Begin the copy with the line that contains "Convert this chart to matplotlib code." and end it with the line that contains "poisoned_whishi = [2.0, 0.6, 0.42, 0.3]". Print these lines exactly and omit all pictures.

Collected data:
◇ ◇ ◇ ◇
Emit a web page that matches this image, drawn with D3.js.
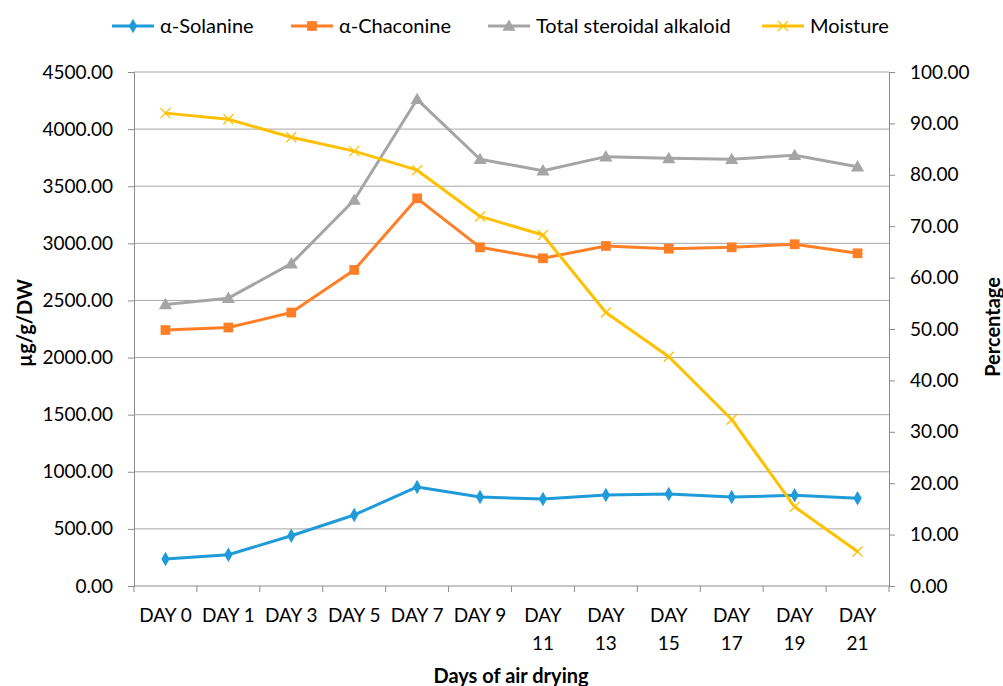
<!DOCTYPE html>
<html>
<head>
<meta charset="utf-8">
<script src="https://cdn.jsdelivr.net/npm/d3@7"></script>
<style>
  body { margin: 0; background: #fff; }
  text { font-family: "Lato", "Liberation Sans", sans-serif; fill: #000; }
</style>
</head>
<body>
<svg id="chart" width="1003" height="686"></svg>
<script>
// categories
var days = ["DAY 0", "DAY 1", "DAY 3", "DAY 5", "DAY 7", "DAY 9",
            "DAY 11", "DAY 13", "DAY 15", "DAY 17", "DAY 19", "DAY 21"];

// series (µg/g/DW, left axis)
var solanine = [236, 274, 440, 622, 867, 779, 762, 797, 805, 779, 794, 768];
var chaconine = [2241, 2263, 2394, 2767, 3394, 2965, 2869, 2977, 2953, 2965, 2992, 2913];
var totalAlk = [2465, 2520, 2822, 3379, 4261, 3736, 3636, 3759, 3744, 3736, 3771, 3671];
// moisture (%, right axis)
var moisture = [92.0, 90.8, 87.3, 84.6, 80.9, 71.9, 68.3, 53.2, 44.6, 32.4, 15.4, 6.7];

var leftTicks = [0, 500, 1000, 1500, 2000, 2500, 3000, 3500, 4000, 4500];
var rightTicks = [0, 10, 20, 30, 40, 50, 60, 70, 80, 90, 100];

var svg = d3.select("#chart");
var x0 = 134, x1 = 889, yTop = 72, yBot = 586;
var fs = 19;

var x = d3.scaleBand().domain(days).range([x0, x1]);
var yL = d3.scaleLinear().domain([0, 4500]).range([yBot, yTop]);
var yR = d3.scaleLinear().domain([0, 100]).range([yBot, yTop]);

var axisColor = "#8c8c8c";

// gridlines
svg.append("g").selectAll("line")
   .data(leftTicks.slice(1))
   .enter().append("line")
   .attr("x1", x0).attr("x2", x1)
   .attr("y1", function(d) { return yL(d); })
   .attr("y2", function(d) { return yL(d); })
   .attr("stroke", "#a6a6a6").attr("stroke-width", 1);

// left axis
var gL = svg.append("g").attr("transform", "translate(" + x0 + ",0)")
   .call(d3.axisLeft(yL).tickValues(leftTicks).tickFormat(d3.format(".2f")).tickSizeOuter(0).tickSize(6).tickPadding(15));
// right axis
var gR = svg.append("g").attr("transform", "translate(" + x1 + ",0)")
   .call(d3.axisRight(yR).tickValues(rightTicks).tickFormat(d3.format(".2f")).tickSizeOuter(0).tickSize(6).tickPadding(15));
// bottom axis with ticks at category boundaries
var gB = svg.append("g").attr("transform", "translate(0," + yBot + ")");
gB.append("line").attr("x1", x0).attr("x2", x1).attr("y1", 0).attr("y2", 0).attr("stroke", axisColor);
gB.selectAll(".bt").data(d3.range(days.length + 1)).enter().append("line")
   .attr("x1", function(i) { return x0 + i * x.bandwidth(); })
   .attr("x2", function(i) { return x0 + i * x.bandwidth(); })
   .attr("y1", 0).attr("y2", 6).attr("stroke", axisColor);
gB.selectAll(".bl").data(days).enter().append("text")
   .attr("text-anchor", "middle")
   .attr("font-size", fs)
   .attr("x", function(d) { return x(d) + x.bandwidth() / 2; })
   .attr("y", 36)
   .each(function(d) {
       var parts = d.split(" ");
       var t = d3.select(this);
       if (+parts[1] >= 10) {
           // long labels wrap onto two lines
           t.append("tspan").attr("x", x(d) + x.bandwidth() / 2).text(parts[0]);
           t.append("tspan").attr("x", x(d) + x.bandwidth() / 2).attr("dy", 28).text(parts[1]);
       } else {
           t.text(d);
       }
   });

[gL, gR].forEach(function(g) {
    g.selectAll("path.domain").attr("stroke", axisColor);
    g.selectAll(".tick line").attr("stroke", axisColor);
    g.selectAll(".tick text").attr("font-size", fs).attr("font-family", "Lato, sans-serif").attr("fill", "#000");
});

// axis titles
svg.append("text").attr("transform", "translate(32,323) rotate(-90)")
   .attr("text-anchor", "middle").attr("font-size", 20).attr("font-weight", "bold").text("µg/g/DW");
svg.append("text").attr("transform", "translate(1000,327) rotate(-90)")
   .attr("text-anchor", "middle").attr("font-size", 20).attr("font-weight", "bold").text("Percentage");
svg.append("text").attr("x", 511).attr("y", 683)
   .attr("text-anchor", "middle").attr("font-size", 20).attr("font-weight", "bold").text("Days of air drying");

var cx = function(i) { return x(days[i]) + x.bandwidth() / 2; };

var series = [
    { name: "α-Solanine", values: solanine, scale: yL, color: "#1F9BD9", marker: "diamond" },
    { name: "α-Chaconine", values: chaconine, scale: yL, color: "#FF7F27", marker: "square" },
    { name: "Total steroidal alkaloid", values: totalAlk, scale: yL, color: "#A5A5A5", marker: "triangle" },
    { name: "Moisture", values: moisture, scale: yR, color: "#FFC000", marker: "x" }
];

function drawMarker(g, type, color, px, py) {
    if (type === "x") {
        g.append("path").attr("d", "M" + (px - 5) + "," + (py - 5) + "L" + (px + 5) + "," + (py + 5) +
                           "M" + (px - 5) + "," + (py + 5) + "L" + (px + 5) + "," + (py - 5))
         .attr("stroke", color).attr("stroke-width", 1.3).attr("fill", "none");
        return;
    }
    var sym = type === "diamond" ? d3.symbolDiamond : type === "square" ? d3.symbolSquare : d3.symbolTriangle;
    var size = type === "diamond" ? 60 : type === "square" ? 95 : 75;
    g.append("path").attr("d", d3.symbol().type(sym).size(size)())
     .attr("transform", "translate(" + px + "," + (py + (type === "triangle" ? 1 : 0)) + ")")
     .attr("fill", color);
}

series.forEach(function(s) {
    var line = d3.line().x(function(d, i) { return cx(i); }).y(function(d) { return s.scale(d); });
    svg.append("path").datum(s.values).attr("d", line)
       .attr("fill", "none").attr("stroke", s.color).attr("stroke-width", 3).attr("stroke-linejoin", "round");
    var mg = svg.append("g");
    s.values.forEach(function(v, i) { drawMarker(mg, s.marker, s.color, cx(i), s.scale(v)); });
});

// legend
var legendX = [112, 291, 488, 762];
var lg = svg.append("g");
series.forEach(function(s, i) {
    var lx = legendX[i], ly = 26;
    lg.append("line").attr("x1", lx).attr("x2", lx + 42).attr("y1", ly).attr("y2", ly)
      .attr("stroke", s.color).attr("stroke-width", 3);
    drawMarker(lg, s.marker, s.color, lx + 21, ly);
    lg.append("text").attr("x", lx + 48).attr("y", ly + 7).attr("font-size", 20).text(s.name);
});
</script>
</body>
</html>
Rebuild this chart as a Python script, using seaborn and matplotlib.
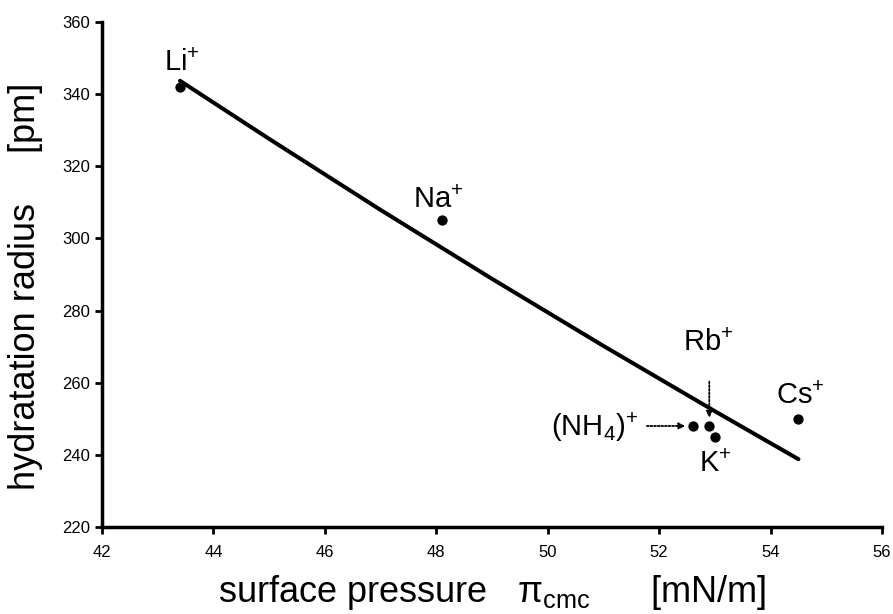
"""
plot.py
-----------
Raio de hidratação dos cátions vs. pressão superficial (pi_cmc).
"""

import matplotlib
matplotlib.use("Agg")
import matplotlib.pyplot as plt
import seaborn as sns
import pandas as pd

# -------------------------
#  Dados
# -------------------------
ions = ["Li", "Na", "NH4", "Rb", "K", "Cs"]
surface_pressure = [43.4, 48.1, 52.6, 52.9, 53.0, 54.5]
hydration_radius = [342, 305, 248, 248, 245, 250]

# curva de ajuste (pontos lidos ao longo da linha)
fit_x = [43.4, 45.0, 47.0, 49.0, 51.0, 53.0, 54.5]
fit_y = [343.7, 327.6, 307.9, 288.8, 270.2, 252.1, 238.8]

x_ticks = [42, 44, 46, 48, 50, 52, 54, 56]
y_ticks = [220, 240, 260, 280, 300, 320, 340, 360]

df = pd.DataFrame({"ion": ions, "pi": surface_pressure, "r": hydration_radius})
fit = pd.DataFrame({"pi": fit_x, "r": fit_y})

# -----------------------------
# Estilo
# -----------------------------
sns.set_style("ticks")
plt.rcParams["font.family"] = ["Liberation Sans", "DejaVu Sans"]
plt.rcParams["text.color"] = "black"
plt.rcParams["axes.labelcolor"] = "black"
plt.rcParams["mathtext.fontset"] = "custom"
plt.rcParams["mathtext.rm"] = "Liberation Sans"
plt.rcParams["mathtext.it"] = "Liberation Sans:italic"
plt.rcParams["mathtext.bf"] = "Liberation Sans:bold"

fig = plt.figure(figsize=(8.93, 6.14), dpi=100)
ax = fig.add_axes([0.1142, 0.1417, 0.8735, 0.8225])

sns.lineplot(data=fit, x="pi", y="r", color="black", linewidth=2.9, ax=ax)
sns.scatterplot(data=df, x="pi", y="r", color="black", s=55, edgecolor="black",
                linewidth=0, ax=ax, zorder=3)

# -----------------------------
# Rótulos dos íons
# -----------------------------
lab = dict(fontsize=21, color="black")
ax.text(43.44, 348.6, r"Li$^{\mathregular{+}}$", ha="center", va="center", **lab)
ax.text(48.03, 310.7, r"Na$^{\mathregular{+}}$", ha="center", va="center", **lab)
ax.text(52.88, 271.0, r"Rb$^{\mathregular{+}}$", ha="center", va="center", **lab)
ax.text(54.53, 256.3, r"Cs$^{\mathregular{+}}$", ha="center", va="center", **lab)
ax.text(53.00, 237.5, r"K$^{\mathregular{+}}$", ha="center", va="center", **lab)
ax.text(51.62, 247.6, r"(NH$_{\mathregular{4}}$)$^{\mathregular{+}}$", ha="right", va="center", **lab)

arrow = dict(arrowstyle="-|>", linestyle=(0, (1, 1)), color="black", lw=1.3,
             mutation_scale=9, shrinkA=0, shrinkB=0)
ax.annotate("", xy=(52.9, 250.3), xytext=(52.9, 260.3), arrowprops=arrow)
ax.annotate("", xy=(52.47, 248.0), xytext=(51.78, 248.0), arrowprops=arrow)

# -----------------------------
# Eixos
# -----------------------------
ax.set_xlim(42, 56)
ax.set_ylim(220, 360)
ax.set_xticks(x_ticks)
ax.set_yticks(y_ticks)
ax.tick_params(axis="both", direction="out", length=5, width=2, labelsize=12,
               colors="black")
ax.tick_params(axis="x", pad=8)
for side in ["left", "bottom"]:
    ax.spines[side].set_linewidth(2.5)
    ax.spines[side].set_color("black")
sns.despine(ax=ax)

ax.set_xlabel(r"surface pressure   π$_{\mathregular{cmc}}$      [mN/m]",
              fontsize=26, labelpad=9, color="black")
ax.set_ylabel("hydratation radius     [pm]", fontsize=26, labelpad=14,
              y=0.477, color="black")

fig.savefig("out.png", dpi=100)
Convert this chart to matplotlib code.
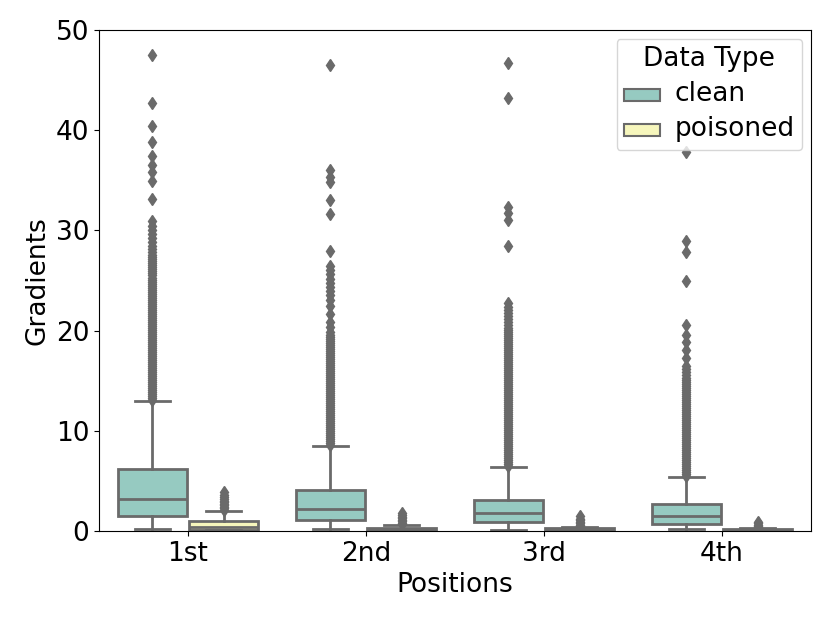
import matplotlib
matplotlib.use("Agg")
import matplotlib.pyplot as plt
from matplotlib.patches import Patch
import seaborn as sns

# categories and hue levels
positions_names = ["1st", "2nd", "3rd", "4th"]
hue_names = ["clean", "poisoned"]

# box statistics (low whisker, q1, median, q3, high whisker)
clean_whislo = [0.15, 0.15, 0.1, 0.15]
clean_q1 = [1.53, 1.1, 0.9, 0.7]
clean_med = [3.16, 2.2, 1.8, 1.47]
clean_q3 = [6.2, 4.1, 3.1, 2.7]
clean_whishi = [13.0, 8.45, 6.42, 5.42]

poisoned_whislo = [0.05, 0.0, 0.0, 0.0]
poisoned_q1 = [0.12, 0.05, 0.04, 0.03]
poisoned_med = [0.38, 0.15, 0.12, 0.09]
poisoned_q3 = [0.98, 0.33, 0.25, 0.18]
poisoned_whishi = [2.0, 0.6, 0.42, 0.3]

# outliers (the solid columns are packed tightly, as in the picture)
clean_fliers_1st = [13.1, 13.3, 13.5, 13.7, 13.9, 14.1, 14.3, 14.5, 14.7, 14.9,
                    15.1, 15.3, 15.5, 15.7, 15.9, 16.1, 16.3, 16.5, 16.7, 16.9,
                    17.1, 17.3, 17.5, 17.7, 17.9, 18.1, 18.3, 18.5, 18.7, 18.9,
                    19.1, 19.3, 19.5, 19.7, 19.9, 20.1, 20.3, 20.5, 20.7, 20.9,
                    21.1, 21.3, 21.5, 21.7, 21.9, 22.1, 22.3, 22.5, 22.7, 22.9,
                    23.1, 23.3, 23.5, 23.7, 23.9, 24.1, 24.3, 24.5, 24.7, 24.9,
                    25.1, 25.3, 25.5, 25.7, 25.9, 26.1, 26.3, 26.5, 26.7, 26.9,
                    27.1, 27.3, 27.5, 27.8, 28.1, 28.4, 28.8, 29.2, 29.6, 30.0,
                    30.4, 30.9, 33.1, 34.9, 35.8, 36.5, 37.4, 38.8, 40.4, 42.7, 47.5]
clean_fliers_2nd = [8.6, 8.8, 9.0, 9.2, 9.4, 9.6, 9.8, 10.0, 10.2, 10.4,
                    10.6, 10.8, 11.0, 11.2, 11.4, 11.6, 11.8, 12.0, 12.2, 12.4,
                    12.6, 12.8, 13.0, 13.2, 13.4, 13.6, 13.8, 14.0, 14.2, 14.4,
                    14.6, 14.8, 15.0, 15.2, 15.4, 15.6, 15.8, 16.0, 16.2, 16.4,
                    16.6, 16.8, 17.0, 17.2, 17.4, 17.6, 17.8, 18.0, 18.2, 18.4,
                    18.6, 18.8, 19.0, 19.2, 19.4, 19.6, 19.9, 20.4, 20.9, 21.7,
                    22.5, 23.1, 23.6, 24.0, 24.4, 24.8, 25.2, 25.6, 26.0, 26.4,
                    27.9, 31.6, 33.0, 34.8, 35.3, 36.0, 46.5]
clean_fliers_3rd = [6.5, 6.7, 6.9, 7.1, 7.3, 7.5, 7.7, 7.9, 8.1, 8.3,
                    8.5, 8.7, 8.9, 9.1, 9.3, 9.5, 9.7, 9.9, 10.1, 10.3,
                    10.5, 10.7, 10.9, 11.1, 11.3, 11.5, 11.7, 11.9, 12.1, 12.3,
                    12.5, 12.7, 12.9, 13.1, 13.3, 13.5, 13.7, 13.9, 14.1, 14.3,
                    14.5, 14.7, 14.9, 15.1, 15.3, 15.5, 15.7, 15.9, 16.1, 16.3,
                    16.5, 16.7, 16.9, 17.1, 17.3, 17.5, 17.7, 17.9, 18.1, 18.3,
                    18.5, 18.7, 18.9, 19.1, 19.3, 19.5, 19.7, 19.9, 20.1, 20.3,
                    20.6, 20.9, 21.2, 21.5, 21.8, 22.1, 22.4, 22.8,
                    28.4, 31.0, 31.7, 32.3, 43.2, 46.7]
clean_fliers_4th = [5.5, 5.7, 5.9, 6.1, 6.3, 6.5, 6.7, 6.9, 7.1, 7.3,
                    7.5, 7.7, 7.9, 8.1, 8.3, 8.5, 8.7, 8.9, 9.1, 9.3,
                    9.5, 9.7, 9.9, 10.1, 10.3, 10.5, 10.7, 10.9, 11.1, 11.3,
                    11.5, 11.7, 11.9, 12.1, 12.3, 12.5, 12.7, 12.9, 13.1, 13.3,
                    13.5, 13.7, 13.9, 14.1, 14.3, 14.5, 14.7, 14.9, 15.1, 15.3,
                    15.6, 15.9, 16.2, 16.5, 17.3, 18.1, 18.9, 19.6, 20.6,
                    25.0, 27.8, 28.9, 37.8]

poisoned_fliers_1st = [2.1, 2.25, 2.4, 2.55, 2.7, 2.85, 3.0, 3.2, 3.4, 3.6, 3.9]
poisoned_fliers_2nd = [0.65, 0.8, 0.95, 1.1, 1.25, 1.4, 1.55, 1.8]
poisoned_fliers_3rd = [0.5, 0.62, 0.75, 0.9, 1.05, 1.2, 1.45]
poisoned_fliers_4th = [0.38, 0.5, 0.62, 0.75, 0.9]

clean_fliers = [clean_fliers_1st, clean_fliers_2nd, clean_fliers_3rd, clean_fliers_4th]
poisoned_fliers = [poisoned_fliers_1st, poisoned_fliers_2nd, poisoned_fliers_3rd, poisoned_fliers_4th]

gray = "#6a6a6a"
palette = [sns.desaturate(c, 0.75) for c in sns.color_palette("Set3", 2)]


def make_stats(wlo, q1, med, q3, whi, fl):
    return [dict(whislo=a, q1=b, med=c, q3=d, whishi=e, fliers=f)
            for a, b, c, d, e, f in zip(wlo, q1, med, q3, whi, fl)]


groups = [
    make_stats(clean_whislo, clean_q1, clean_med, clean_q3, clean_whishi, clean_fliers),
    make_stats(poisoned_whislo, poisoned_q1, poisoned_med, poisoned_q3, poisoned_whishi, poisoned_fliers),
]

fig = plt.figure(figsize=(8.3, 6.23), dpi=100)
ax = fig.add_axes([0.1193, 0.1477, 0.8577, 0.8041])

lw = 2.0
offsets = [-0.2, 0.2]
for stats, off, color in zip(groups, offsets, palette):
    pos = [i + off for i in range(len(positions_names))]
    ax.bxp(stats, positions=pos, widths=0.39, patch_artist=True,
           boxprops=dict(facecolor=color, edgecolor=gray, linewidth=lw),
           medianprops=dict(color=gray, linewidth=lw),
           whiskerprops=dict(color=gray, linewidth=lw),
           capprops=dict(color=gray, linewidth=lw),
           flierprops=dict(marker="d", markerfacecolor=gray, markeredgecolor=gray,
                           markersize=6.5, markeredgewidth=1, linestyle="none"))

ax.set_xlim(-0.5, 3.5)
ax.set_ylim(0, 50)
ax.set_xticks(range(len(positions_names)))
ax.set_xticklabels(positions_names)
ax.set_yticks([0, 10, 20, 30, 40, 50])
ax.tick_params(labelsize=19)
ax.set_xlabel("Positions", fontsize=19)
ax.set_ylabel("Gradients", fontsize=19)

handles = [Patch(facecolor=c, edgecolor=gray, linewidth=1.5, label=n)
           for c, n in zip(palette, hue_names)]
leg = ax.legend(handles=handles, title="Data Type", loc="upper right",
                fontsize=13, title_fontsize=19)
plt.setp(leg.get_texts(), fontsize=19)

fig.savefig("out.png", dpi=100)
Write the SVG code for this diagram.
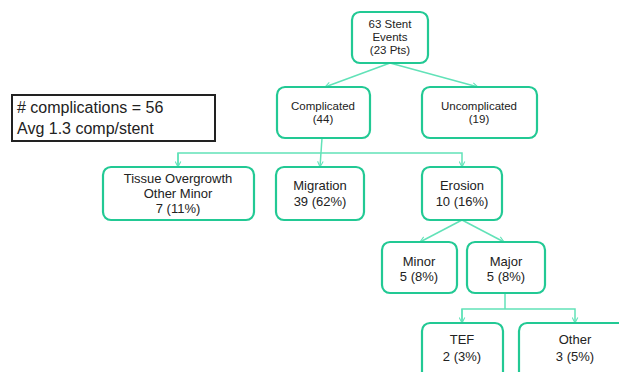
◇ ◇ ◇ ◇
* [Task solution]
Convert this chart to matplotlib code.
import matplotlib
matplotlib.use("Agg")
import matplotlib.pyplot as plt
from matplotlib.patches import Patch
import seaborn as sns

# categories and hue levels
positions_names = ["1st", "2nd", "3rd", "4th"]
hue_names = ["clean", "poisoned"]

# box statistics (low whisker, q1, median, q3, high whisker)
clean_whislo = [0.15, 0.15, 0.1, 0.15]
clean_q1 = [1.53, 1.1, 0.9, 0.7]
clean_med = [3.16, 2.2, 1.8, 1.47]
clean_q3 = [6.2, 4.1, 3.1, 2.7]
clean_whishi = [13.0, 8.45, 6.42, 5.42]

poisoned_whislo = [0.05, 0.0, 0.0, 0.0]
poisoned_q1 = [0.12, 0.05, 0.04, 0.03]
poisoned_med = [0.38, 0.15, 0.12, 0.09]
poisoned_q3 = [0.98, 0.33, 0.25, 0.18]
poisoned_whishi = [2.0, 0.6, 0.42, 0.3]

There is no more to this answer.